By opposing treaties and institutions that it can't control, and exercising veto power over those in which it does participate, the U.S. effectively shapes international bodies to suit its imperial aims.

Just last month, the U.S. removed Robert Watson, chair of the UN's Intergovernmental Panel on Climate Change, who oversaw the Kyoto Protocol--after ExxonMobil oil executives requested his removal.

Days later, the U.S. ousted the director general of the Organization for the Prohibition of Chemical Weapons (OPCW), José Bustami. Bustami raised the ire of the Bush administration when he offered membership in the OPCW to Iraq, which the U.S. plans to invade later this year on the pretext that Iraq is manufacturing weapons of mass destruction.

According to a report in the British Guardian newspaper, the U.S. ambassador to the OPCW explained that, although he had promised to replace Bustami with a Latin American, "Latin Americans are so characterized by sheer incompetence that they won't be able to make up their minds." If Bustami's successor proves no more compliant, he added, "We will say 'screw the organization.'"

The U.S. applies the same logic to the UN itself. The U.S. uses UN support as a fig leaf for its imperialist wars when possible, as it did in the Gulf War 1991, and bypasses the UN when it is not, as when the U.S. used NATO as its vehicle for bombing Serbia in 1999.

In a February 1998 PBS news interview, Clinton's Secretary of State Madeleine Albright made this candid comment while discussing the role of the UN in condoning the U.S. sanctions against Iraq: "[T]he UN plays a very important role. But if we don't like it, we always have the option of following our own national security interests, which I assure you we will do if we don't like what's going on."

Thus, last October, the UN General Assembly passed its tenth consecutive resolution calling for an end to the U.S. embargo of Cuba. The U.S. responded by tightening the embargo.

Since 1948, the UN has passed scores of resolutions against Israel's mass expulsion of Palestinians and subsequent occupation of Palestinian lands--all ignored by Israel, with the U.S.'s blessing.

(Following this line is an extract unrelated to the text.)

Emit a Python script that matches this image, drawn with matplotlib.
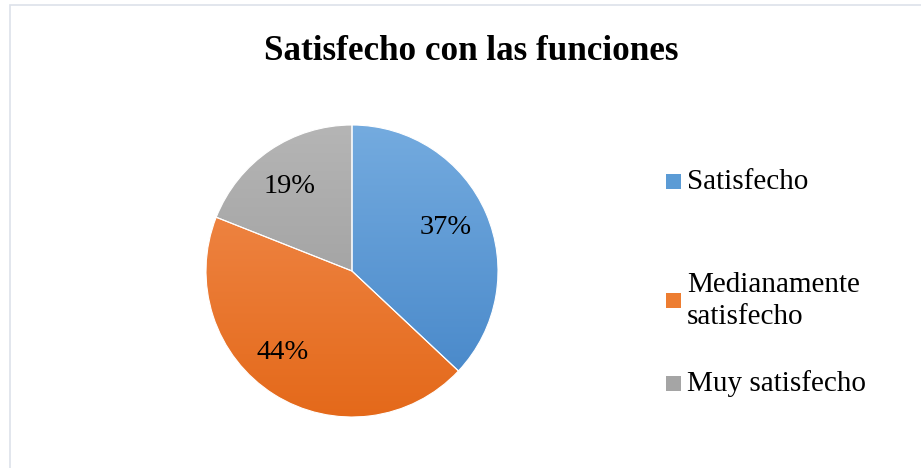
import matplotlib
matplotlib.use("Agg")
import matplotlib.pyplot as plt
import numpy as np
from matplotlib.colors import LinearSegmentedColormap
from matplotlib.patches import Rectangle

title = "Satisfecho con las funciones"
categories = ["Satisfecho", "Medianamente\nsatisfecho", "Muy satisfecho"]
values = [37, 44, 19]
colors_top = ["#74ABDF", "#F28E52", "#B5B5B5"]
colors_bot = ["#4384C7", "#E4691A", "#959595"]
colors_leg = ["#5B9BD5", "#ED7D31", "#A5A5A5"]

plt.rcParams['font.family'] = ['Liberation Serif', 'DejaVu Serif']

W, H = 921, 468
fig = plt.figure(figsize=(W / 100, H / 100), dpi=100)
fig.patch.set_facecolor("white")

# outer border
fig.add_artist(Rectangle((10 / W, -0.05), 1.2, 1 - 5 / H + 0.05, transform=fig.transFigure,
                         fill=False, edgecolor="#DDE2EA", linewidth=1.2))

cx, cy, r = 352, 271, 146
ax = fig.add_axes([(cx - r) / W, (H - cy - r) / H, 2 * r / W, 2 * r / H])
wedges, _ = ax.pie(values, startangle=90, counterclock=False, radius=1,
                   colors=colors_top, wedgeprops=dict(edgecolor="white", linewidth=0.8))
ax.set_xlim(-1, 1)
ax.set_ylim(-1, 1)
ax.set_aspect("equal")
ax.axis("off")

grad = np.linspace(0, 1, 256).reshape(-1, 1)
for w, ct, cb in zip(wedges, colors_top, colors_bot):
    cmap = LinearSegmentedColormap.from_list("g", [ct, cb])
    im = ax.imshow(grad, cmap=cmap, extent=[-1, 1, -1, 1], origin="upper",
                   aspect="auto", zorder=1.5, interpolation="bilinear")
    im.set_clip_path(w)
    w.set_zorder(2)
    w.set_facecolor("none")

# percentage labels (best-fit placement, in units of the pie radius)
label_pos = [(0.64, 0.295), (-0.475, -0.56), (-0.425, 0.58)]
for v, (x, y) in zip(values, label_pos):
    ax.text(x, y, f"{v}%", ha="center", va="center", fontsize=20.5, zorder=3)

fig.text(471 / W, 1 - 51 / H, title, ha="center", va="center",
         fontsize=25.3, fontweight="bold")

# legend
leg_y = [181, 300, 383]
for c, lab, y in zip(colors_leg, categories, leg_y):
    fig.add_artist(Rectangle((666 / W, 1 - (y + 7.5) / H), 15 / W, 15 / H,
                             transform=fig.transFigure, facecolor=c, edgecolor="none"))
    fig.text(687 / W, 1 - (y + 1) / H, lab, ha="left", va="center", fontsize=21,
             linespacing=1.3)

fig.savefig("out.png", dpi=100)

On April 4, the UN Security Council demanded that Israel end its reoccupation of the West Bank, "without delay." Israel responded with a massacre at the Jenin refugee camp, closing the area to reporters and human rights organizations for weeks, while covering up the evidence of its war crimes.

UN Secretary General Kofi Annan even disbanded a planned UN fact-finding mission to investigate the allegations of a massacre at Jenin, after intensive "consultations" with Israeli and U.S. officials.

International law is only as effective as the means to impartially enforce it--and these are becoming weaker by the day, commensurate with the strengthening of U.S. imperialism through its war on terrorism.